Phonological History of Scots - Vowels - Vowel 17

Vowel 17

Old English a or æ in close position became /a/ in Older Scots, remaining so, although /ɑ/ or /ɒ/ occasionally occur, for example Modern Scots: back, bath, blad (leaf/blade), cat, clap, hack, mak (make), ram, rax (stretch), tak (take), wall (well for water), wash, watter (water) and waps (wasp) from bæc, bæþ, blæd, catt, clappian, haccian, macian, ram, raxan, tacan, wælla, wæscan, wæter, and wæps. Similarly with Norse bag, flag (flagstone) and snag and Dutch pad (path).

Also before /n/ and /ŋ/, for example Modern Scots: can, lang (long), man, pan, sang (song), sank, strang (strong), than (then) and wran (wren) from cann, lang, mæn, panne, sang, sanc strang, þanne and wrænna.
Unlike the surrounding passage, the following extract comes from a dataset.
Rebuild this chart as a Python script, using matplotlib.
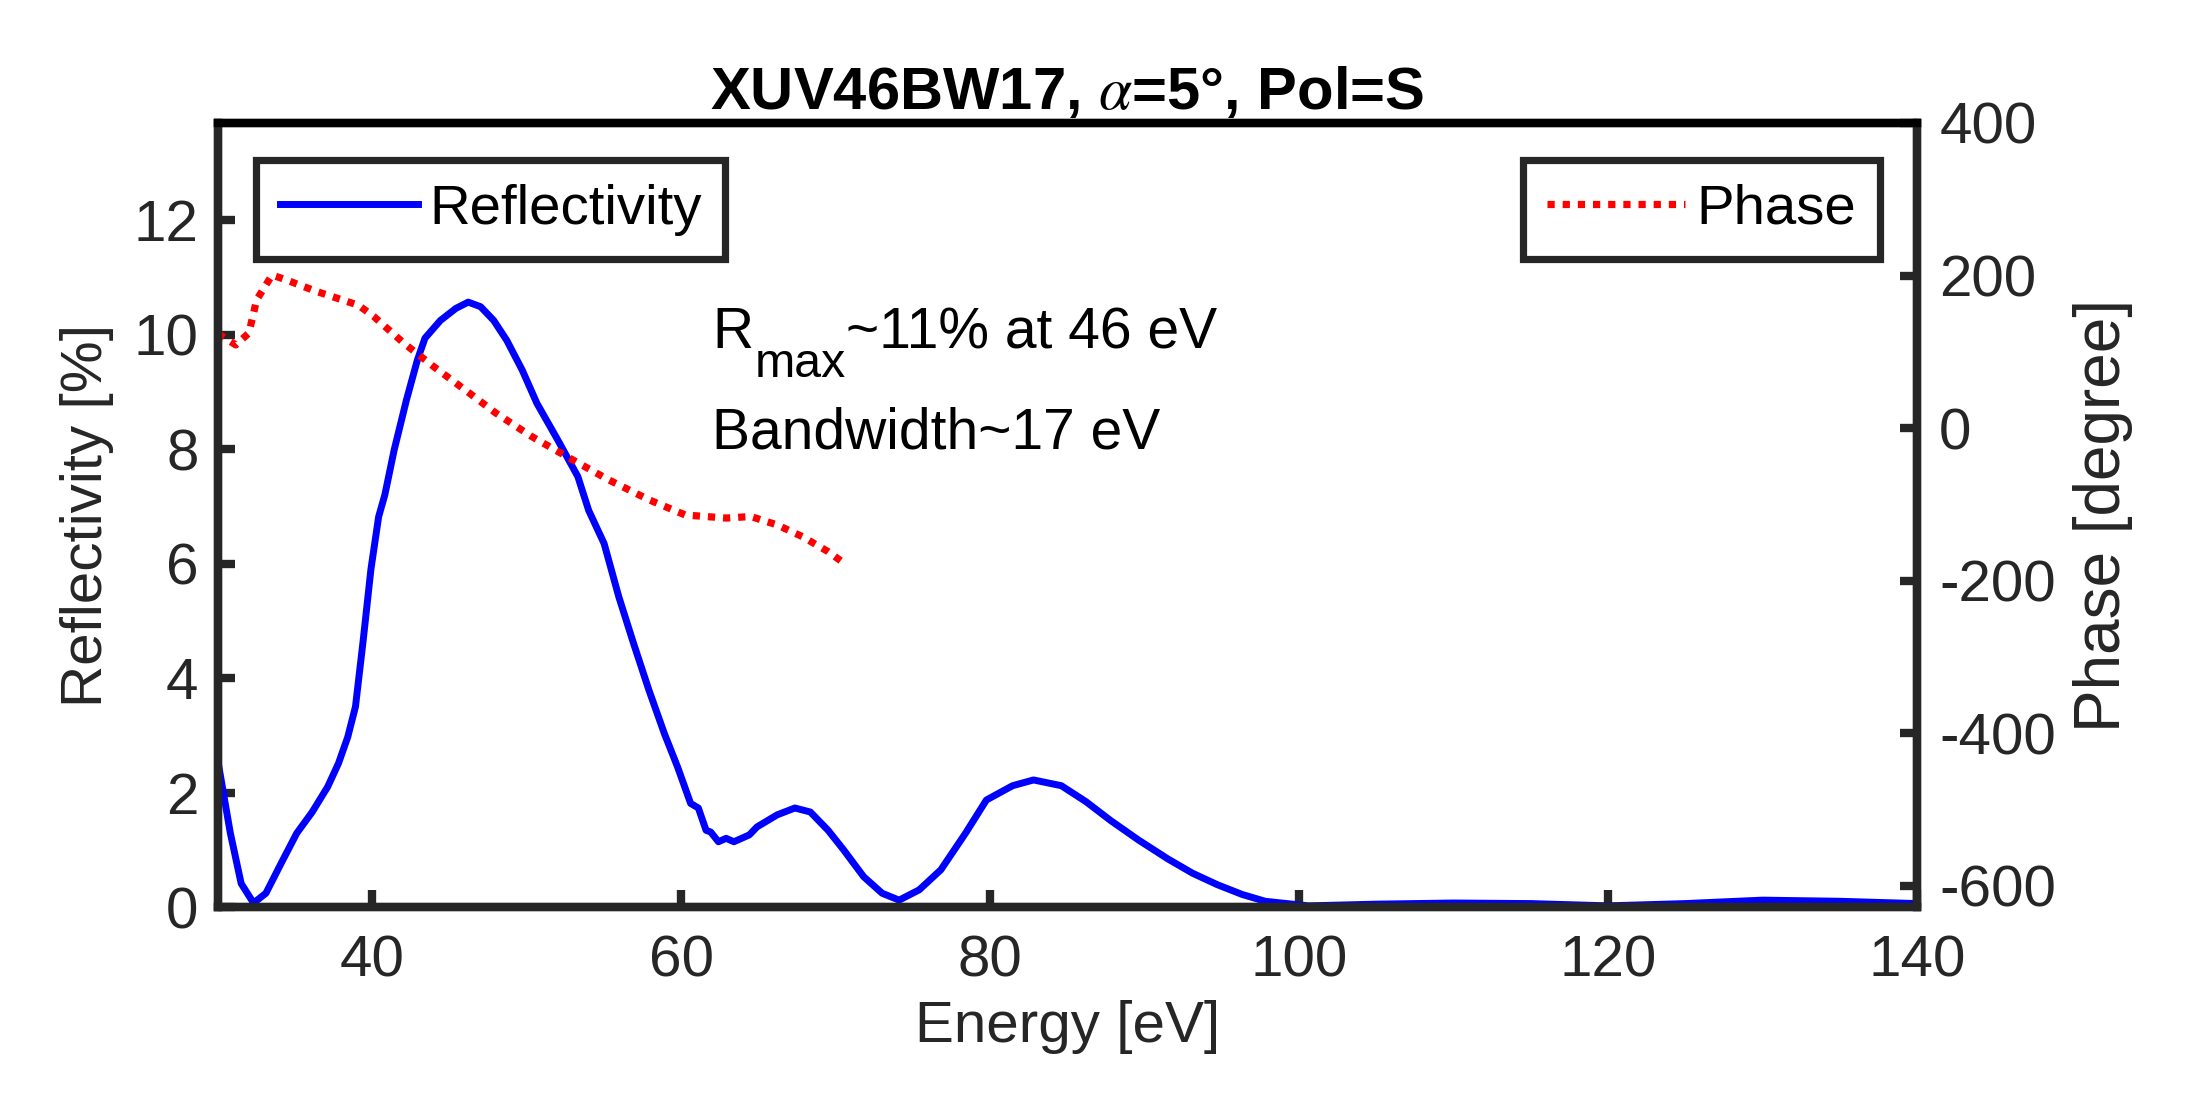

Similarly with Norse bann (curse), stang (sting), thrang (busy) and wrang (wrong).

Similarly with Old English o before /m/, /p/, /b/ and /f/, for example Modern Scots: craft (croft), crap (crop), drap (drop), laft (loft), pat (pot), saft (soft) and tap (top) from croft, cropp, dropa, loft, pott, softe and top.

Similarly with a w before e, for example Modern Scots: wab (web), wast (west), wadge (wedge), twal (twelve) and dwall (dwell) from web, west, wecg, twelf and dwellan.